Renewed fighting has broken out in South Sudan between forces loyal to the president and vice-president.
A reporter in the capital, Juba, told the BBC gunfire and large explosions could be heard all over the city; he said heavy artillery was being used. More than 200 people are reported to have died in clashes since Friday. The latest violence came hours after the UN Security Council called on the warring factions to immediately stop the fighting.
In a unanimous statement, the council condemned the violence “in the strongest terms” and expressed “particular shock and outrage” at attacks on UN sites. It also called for additional peacekeepers to be sent to South Sudan.
Chinese media say two Chinese UN peacekeepers have now died in Juba. Several other peacekeepers have been injured, as well as a number of civilians who have been caught in crossfire.
The latest round of violence erupted when troops loyal to President Salva Kiir and first Vice-President Riek Machar began shooting at each other in the streets of Juba.
Why Has Fighting Resumed?
It seems a disagreement at a checkpoint between rival soldiers led to a shootout on Thursday night in which five soldiers died. This quickly escalated into serious fighting from Friday onwards. Tensions have been high since April, when Mr Machar returned to Juba under a peace deal following a two-year civil war. He took a 1,300-strong protection force with him and they were supposed to start joint patrols with forces loyal to President Kiir. But a lack of trust between the two sides means the patrols have not begun.
Will It Become A New Civil War?
There are concerns that what we are seeing is a repeat of what happened in December 2013. The two-year civil war started then after clashes between rival soldiers in Juba and degenerated into nationwide conflict in which tens of thousands died. The war was fought broadly between South Sudan’s biggest ethnic groups – the Dinka, led by Mr Kiir, and the Nuer, under Mr Machar. At present, Mr Kiir and Mr Machar are calling for calm.

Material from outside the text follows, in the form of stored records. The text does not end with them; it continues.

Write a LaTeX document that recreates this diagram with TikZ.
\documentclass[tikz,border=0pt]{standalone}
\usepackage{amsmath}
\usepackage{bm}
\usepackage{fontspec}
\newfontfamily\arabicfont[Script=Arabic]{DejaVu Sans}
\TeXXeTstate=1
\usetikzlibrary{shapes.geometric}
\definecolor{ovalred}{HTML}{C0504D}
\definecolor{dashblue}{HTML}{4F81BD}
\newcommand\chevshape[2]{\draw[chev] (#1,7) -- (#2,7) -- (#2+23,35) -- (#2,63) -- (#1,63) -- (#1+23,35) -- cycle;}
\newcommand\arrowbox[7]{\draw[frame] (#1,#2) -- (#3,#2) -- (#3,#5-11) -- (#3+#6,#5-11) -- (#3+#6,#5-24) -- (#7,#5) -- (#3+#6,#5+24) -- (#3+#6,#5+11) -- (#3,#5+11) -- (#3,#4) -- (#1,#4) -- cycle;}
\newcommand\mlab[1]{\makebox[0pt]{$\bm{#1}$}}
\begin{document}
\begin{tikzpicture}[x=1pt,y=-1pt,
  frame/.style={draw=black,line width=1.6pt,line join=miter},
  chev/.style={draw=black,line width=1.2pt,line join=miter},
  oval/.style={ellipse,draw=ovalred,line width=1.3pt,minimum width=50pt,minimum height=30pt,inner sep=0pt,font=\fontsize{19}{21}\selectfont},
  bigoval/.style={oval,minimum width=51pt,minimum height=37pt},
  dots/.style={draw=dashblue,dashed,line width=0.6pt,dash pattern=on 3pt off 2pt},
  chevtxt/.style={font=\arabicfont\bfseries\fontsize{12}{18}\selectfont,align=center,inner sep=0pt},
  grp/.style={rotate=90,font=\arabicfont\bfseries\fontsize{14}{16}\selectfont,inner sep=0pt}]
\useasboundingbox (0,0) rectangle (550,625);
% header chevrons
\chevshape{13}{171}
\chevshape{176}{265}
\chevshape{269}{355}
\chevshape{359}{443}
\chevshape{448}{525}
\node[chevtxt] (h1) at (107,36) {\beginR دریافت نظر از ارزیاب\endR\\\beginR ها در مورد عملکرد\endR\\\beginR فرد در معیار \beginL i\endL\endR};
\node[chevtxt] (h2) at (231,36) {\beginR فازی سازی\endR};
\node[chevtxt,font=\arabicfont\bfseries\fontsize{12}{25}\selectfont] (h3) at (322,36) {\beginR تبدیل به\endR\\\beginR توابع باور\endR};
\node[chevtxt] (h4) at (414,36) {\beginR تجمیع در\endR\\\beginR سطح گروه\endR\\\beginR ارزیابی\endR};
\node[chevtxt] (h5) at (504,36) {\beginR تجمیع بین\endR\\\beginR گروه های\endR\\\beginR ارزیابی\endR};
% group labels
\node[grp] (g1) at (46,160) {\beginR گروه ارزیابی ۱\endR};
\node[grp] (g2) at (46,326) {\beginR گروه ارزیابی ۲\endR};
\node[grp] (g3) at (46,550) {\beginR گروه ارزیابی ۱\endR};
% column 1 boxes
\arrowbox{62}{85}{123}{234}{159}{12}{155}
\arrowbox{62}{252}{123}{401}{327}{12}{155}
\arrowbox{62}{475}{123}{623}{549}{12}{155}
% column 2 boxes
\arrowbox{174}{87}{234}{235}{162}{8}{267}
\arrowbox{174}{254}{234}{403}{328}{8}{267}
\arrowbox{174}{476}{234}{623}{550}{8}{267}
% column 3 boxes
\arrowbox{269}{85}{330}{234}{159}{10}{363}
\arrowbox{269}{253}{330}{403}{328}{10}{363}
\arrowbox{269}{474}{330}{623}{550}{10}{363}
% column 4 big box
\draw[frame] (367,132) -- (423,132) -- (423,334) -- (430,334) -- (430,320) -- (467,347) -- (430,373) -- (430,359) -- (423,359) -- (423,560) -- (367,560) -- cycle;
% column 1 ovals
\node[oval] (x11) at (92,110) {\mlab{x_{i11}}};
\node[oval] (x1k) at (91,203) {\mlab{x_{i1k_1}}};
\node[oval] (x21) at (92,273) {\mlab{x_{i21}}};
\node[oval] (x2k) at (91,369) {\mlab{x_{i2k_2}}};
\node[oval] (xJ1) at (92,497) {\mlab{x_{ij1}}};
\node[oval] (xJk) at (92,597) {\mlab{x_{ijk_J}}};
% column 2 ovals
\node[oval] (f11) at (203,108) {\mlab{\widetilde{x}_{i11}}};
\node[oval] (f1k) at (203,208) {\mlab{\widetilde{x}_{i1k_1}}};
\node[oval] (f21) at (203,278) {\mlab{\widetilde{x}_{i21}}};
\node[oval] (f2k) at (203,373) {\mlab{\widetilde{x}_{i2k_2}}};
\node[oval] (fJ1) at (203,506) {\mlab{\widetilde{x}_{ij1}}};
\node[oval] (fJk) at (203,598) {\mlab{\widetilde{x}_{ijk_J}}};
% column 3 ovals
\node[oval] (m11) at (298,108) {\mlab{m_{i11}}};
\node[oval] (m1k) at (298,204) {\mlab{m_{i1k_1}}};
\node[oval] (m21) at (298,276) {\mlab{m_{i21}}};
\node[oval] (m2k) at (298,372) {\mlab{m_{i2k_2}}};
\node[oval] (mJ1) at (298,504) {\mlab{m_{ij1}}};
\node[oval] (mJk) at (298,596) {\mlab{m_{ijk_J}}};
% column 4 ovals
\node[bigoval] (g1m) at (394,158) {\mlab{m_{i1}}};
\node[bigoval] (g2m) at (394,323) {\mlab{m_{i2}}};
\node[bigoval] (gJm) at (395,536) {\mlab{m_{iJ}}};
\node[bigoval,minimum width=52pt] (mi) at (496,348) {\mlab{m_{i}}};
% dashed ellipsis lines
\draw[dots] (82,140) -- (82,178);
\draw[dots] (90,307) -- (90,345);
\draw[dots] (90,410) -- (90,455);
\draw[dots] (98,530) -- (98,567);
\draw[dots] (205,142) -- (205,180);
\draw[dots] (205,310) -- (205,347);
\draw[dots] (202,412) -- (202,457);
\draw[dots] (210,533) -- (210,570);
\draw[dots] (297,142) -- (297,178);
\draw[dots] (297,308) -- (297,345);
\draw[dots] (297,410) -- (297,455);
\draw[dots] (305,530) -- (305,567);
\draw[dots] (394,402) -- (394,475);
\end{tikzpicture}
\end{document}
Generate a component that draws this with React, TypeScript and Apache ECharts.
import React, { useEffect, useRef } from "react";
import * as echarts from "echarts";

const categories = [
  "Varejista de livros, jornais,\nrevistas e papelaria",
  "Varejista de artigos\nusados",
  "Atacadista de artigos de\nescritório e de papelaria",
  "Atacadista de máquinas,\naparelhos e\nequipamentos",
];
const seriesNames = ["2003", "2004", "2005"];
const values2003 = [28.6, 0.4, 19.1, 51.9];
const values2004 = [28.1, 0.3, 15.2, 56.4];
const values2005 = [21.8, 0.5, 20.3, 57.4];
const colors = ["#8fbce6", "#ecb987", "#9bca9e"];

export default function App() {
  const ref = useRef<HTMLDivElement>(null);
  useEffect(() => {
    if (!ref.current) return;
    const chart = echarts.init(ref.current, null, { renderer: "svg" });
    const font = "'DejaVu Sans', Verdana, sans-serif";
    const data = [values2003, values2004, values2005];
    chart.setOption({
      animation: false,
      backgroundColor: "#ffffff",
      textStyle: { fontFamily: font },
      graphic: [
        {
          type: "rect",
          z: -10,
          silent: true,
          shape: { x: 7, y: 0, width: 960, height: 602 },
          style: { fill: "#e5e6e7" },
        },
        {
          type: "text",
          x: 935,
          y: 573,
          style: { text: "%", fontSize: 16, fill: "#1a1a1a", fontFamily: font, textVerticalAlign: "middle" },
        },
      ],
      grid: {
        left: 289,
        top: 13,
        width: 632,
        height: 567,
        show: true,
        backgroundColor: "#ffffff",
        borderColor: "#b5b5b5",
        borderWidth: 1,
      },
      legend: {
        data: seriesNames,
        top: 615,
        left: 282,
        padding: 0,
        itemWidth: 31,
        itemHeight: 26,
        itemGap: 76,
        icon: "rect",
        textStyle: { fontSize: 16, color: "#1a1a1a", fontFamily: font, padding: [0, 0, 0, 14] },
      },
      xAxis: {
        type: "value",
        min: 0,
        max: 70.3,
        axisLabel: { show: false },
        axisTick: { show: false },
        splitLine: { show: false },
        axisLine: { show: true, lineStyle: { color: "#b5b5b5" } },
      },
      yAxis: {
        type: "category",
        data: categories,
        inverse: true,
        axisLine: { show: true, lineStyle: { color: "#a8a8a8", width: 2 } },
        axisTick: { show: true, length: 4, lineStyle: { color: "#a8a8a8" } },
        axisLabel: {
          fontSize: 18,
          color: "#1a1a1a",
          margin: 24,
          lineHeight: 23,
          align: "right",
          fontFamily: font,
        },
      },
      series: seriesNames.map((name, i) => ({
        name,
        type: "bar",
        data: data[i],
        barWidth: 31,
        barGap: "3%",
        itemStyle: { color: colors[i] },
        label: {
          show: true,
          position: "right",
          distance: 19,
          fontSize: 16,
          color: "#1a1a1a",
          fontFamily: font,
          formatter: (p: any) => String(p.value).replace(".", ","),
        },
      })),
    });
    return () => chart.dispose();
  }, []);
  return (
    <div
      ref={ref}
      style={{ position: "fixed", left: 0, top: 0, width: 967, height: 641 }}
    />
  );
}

The international community played a major role in the creation of South Sudan and has tried to exercise some influence since independence in 2011. The UN and US have called for an immediate end to fighting, a call echoed by the East African regional group which brokered the recent peace deal. On Monday, there were reports of tanks on the streets of Juba and clashes close to the airport and UN camps sheltering civilians. The US embassy warned of “serious fighting” taking place.
A UN spokeswoman in Juba, Shantal Persaud, said fighting over the past few days had caused hundreds of internally displaced people to take refuge in UN premises.
She said both South Sudanese leaders were responsible for implementing last year’s peace agreement, which included a permanent ceasefire and the deployment of forces away from Juba.
Information Minister Michael Makuei told the BBC that the situation in the city was “under full control” and civilians who had fled should return to their homes. Mr Machar’s military spokesman, Col William Gatjiath, accused officials loyal to the president of lying, and said there had been at least 10 hours of clashes on Sunday. “The situation in South Sudan is uncontrollable because Salva Kiir and his followers are not ready to follow the peace agreement,” he said.
In a statement on Sunday, the US state department said it strongly condemned the latest outbreak of fighting in Juba. Spokesman John Kirby said Washington had ordered the departure of non-emergency personnel from the US embassy in Juba.
A US academic who studies Sudan, Eric Reeves, told the BBC Mr Machar was trying to orchestrate a coup against his rival, with the backing of President Omar Bashir of Sudan. “This has been planned,” he said. “That violence now seems to be part of a co-ordinated coup led by Riek Machar. This changes entirely the complexion of the crisis.” A spokesman for Mr Machar is reported to have rejected this.